Begin with the first line of the material and write out each line exactly, ending with the line that contains "from matplotlib.lines import Line2D". Pictures are not part of the copy.
·····
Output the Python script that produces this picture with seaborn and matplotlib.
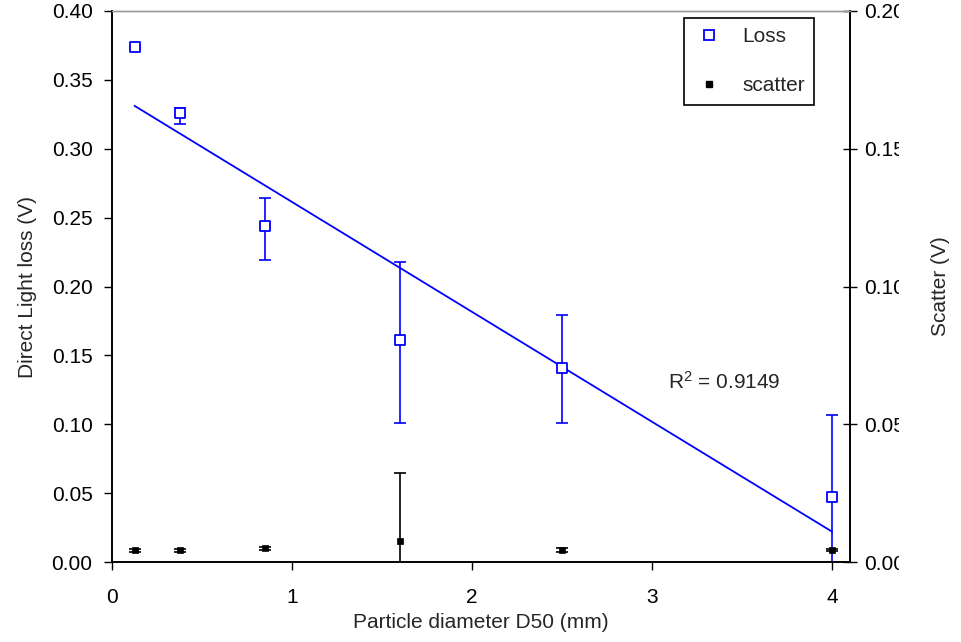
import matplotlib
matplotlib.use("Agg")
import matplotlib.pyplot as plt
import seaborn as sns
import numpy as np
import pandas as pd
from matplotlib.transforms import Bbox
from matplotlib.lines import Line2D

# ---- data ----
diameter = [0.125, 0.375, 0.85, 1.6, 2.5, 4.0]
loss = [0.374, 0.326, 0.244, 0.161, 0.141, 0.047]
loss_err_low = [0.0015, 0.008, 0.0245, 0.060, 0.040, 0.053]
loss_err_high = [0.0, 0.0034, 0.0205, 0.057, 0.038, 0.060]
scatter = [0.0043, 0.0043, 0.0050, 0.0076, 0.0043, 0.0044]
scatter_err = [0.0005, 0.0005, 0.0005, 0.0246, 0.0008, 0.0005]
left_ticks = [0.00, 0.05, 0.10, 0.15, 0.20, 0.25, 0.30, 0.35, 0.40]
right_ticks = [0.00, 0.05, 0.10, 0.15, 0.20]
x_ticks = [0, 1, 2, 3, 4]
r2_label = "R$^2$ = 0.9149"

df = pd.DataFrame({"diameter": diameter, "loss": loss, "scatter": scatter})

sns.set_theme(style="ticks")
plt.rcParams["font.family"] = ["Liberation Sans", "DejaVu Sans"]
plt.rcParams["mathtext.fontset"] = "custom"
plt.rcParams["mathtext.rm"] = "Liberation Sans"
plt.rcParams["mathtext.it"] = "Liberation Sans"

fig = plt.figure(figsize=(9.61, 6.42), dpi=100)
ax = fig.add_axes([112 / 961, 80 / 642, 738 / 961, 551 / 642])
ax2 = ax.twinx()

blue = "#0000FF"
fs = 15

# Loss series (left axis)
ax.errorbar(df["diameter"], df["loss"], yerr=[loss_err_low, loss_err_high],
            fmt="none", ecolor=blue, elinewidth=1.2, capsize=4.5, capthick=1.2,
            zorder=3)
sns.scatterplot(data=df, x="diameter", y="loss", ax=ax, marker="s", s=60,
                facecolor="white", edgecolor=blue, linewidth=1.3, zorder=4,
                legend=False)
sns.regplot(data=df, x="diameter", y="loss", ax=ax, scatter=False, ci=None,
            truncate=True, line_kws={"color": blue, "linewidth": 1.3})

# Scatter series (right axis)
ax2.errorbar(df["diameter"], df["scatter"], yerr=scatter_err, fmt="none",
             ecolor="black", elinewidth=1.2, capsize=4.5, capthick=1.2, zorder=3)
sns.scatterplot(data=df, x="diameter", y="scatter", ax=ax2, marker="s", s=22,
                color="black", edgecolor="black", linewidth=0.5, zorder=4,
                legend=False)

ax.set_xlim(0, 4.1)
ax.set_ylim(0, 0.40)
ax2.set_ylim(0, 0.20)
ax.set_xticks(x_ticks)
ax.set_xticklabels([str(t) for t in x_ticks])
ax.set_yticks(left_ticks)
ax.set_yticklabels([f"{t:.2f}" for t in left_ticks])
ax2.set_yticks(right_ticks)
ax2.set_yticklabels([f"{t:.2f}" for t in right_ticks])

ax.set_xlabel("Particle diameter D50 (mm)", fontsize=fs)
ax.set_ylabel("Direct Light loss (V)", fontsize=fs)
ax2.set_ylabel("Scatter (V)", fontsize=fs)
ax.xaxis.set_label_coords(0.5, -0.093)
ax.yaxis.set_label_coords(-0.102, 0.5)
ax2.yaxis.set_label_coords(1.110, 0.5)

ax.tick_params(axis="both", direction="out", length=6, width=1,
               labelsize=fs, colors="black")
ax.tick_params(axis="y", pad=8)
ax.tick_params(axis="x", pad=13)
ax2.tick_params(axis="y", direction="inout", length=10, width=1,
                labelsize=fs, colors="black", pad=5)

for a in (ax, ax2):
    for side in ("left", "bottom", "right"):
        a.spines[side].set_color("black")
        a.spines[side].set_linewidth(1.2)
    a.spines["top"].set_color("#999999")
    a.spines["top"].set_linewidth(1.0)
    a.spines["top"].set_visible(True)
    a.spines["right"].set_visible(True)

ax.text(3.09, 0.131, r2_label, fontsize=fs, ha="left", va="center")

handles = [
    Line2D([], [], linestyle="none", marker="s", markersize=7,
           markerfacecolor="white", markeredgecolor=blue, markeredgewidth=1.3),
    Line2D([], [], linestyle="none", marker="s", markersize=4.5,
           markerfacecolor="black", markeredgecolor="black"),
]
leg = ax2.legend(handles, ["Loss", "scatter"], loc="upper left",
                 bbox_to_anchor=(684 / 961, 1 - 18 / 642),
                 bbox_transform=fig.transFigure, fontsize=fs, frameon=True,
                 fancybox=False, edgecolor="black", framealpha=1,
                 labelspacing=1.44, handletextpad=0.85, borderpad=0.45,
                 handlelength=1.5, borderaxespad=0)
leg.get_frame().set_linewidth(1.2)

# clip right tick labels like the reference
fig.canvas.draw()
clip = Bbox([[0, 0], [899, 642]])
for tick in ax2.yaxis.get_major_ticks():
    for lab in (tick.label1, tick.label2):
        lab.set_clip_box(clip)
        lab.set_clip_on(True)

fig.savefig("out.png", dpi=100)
·····
» Solved exercise:
Output the Python script that produces this picture with seaborn and matplotlib.
import matplotlib
matplotlib.use("Agg")
import matplotlib.pyplot as plt
import seaborn as sns
import numpy as np
import pandas as pd
from matplotlib.transforms import Bbox
from matplotlib.lines import Line2D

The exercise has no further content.